▶ _What is needed_
Gather all lines from the material that contain "seaborn".
-- begin Supplied records --
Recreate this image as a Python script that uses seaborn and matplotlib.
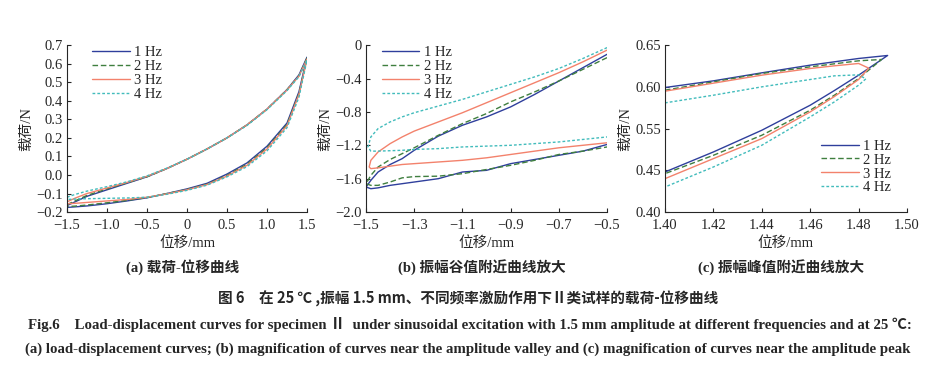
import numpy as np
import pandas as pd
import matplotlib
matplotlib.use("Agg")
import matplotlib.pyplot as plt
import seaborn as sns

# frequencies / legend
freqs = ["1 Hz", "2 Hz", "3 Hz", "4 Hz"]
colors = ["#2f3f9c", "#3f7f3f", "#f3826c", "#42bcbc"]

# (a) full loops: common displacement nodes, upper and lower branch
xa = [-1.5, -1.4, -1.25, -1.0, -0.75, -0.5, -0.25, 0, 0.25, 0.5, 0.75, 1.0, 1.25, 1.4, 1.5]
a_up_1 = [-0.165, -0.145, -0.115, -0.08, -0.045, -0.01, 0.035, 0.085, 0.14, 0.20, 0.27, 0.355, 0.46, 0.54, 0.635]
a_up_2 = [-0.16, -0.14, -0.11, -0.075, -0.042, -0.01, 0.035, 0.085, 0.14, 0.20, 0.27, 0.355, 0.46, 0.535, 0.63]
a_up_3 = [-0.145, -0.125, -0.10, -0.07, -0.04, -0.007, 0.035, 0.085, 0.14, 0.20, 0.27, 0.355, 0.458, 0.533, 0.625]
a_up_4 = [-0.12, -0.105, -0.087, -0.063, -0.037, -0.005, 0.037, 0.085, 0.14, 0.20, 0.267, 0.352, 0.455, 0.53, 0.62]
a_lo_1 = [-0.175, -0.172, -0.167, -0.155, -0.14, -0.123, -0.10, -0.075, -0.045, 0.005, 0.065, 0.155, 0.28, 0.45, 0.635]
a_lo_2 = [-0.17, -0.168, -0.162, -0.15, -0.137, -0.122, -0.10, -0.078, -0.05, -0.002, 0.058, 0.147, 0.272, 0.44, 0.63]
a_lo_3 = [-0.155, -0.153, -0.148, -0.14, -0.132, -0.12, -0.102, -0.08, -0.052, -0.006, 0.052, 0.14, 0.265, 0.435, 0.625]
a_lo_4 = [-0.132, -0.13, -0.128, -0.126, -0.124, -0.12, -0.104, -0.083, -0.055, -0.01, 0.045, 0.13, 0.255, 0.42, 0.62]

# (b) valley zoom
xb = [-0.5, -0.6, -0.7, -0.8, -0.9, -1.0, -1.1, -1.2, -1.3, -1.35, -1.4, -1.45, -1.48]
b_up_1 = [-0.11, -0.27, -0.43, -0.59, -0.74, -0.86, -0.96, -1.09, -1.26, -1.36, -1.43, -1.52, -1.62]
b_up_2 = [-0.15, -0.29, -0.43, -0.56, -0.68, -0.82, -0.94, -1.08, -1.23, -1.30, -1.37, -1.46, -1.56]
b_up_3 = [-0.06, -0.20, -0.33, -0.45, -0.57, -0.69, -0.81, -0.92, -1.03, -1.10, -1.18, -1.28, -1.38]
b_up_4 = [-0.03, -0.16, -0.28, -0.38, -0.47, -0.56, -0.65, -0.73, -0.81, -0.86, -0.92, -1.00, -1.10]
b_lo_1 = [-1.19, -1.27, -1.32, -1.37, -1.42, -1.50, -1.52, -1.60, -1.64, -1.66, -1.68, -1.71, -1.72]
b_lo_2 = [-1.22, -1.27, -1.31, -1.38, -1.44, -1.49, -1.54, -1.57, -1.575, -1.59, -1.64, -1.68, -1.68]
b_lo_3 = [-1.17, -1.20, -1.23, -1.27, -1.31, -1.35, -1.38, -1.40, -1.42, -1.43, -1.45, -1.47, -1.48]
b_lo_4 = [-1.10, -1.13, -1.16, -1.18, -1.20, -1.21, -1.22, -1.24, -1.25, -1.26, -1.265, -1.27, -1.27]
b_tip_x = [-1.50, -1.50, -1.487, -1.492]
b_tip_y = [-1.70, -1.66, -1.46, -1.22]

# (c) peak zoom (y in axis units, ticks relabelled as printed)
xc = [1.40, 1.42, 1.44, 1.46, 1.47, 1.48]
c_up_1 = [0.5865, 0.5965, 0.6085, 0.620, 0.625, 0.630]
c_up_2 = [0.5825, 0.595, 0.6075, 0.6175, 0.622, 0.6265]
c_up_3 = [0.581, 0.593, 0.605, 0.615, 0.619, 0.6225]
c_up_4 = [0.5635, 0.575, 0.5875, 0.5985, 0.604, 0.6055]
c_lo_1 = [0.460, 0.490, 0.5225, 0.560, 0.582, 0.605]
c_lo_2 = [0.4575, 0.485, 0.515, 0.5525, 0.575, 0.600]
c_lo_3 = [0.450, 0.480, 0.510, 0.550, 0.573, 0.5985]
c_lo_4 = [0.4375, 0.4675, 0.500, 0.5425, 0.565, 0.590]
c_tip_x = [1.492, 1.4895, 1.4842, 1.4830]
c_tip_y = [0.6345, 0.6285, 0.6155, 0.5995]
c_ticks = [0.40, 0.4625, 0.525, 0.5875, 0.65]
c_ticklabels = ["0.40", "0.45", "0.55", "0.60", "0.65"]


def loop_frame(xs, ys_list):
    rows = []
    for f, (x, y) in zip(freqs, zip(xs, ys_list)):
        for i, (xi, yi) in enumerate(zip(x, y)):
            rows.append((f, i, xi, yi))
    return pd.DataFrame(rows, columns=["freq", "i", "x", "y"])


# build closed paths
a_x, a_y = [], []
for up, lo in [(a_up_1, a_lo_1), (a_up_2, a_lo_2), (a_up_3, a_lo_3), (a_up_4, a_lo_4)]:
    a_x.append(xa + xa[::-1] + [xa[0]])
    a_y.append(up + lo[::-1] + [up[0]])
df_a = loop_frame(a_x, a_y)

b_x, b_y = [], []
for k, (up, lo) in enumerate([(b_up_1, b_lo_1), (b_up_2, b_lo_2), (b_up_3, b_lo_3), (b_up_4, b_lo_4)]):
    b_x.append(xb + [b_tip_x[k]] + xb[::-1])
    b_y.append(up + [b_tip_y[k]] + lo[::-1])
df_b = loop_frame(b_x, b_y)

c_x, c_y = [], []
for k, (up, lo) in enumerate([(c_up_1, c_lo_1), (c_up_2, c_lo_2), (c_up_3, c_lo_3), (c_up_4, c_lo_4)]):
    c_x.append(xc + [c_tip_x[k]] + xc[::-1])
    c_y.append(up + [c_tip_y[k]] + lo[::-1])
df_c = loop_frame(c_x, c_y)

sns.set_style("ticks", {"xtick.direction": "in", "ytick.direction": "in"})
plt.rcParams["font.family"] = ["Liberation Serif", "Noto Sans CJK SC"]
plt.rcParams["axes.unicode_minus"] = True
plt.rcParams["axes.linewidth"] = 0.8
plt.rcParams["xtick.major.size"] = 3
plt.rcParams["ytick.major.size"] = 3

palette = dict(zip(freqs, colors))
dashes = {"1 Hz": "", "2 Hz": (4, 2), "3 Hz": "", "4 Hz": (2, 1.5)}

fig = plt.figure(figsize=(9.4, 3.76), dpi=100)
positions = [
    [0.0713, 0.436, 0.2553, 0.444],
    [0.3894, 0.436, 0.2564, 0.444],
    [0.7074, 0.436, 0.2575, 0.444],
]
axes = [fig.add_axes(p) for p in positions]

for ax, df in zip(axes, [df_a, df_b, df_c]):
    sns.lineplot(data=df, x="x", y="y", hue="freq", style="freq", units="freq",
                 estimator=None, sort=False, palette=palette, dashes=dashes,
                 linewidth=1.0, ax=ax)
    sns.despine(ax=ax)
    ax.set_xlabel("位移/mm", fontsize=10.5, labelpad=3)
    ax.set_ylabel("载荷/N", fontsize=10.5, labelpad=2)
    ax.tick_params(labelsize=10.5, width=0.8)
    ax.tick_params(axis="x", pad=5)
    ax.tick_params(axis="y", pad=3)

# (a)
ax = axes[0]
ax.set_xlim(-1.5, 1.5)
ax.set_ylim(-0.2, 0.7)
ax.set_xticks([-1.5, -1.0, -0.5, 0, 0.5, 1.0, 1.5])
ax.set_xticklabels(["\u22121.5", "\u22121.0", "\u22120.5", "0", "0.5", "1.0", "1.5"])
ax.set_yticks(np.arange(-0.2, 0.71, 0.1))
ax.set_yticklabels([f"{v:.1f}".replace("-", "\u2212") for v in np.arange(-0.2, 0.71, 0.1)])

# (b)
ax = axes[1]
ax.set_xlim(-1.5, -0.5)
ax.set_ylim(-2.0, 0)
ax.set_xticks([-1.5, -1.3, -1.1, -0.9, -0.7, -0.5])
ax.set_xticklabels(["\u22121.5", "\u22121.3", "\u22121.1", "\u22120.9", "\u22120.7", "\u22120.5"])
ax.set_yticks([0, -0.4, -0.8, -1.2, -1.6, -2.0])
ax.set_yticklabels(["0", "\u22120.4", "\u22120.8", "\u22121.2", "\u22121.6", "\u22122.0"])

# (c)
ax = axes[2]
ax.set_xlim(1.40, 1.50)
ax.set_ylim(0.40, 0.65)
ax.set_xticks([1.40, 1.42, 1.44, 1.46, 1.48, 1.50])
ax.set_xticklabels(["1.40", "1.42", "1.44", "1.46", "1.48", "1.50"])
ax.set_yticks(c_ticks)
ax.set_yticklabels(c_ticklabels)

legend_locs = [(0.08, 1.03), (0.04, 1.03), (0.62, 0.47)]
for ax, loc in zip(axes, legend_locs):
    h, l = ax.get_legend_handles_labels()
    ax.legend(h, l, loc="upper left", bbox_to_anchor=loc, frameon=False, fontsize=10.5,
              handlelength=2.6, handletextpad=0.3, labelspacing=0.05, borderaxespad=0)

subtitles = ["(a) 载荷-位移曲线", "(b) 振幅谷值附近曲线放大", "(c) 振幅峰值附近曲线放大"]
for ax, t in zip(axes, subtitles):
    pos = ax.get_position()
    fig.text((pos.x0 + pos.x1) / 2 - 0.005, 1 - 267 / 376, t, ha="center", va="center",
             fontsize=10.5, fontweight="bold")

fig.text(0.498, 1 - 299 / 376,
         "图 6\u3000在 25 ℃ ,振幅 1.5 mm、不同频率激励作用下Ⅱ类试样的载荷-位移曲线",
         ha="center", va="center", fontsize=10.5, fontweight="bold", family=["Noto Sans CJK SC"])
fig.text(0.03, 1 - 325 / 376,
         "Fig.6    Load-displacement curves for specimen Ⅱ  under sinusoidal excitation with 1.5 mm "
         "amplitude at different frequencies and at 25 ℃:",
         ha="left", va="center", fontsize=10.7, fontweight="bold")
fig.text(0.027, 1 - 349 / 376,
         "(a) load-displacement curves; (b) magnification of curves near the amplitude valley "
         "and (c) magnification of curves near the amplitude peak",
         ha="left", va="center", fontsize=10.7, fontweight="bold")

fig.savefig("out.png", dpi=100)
-- end Supplied records --
-- begin Supplied records --
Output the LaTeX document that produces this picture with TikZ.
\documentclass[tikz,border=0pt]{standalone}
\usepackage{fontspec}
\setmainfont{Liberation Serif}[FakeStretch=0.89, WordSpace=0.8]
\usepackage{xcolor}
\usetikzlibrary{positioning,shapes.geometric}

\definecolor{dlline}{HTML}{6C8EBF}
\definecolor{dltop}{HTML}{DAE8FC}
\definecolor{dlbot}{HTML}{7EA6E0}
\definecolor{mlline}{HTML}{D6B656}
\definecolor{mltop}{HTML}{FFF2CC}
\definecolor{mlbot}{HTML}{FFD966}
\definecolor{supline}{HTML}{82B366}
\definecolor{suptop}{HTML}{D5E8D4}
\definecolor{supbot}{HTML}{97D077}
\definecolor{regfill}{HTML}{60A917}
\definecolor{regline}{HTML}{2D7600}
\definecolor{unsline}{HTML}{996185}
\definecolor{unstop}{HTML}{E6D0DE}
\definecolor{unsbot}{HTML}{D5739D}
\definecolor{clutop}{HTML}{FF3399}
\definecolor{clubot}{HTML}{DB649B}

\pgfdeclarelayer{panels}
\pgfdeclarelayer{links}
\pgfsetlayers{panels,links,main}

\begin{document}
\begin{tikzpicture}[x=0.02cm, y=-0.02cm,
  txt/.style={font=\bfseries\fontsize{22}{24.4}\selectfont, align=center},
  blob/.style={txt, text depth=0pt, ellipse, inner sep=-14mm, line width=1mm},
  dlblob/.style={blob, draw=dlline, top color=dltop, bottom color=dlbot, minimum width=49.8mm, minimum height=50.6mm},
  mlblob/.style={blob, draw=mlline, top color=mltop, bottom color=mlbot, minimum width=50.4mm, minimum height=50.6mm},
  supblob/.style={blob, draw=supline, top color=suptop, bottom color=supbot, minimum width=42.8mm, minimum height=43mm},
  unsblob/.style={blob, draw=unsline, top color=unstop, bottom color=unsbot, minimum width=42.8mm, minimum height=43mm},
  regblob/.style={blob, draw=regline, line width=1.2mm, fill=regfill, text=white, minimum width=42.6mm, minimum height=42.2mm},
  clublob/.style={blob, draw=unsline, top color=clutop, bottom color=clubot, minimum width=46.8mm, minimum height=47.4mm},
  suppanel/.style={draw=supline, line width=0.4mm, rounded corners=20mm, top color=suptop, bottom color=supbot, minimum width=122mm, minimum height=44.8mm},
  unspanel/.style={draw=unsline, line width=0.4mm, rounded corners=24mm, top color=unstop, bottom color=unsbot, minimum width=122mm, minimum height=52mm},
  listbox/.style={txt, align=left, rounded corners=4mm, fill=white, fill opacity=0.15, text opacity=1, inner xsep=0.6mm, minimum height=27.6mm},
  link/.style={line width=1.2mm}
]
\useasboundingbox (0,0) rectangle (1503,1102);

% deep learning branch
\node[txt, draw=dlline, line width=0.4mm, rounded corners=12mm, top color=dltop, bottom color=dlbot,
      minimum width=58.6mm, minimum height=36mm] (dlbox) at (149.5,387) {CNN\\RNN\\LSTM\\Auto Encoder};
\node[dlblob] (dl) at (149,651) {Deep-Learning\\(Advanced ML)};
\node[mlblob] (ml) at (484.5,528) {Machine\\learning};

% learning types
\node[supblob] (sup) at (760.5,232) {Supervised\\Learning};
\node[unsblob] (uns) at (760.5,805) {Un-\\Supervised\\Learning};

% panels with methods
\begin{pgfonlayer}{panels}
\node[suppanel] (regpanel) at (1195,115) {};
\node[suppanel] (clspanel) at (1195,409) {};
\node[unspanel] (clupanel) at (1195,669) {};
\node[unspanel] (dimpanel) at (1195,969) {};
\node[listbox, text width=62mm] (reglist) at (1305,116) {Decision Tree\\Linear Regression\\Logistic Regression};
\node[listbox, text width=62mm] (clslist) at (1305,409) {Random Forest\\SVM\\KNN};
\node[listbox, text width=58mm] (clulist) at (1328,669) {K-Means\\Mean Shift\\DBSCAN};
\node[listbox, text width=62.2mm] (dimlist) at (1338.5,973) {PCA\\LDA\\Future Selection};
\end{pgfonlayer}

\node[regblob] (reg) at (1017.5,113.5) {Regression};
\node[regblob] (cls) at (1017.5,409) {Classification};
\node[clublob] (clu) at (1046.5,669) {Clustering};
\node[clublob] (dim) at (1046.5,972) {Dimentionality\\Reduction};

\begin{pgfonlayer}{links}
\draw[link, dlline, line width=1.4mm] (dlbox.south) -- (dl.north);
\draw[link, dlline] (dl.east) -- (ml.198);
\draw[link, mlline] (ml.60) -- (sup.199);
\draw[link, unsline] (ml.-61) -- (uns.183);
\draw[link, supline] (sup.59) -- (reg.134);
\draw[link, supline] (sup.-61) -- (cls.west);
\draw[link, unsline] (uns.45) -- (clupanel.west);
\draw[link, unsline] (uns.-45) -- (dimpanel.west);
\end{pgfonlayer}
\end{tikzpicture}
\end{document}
-- end Supplied records --
▶ _Task answer_
Recreate this image as a Python script that uses seaborn and matplotlib.
import seaborn as sns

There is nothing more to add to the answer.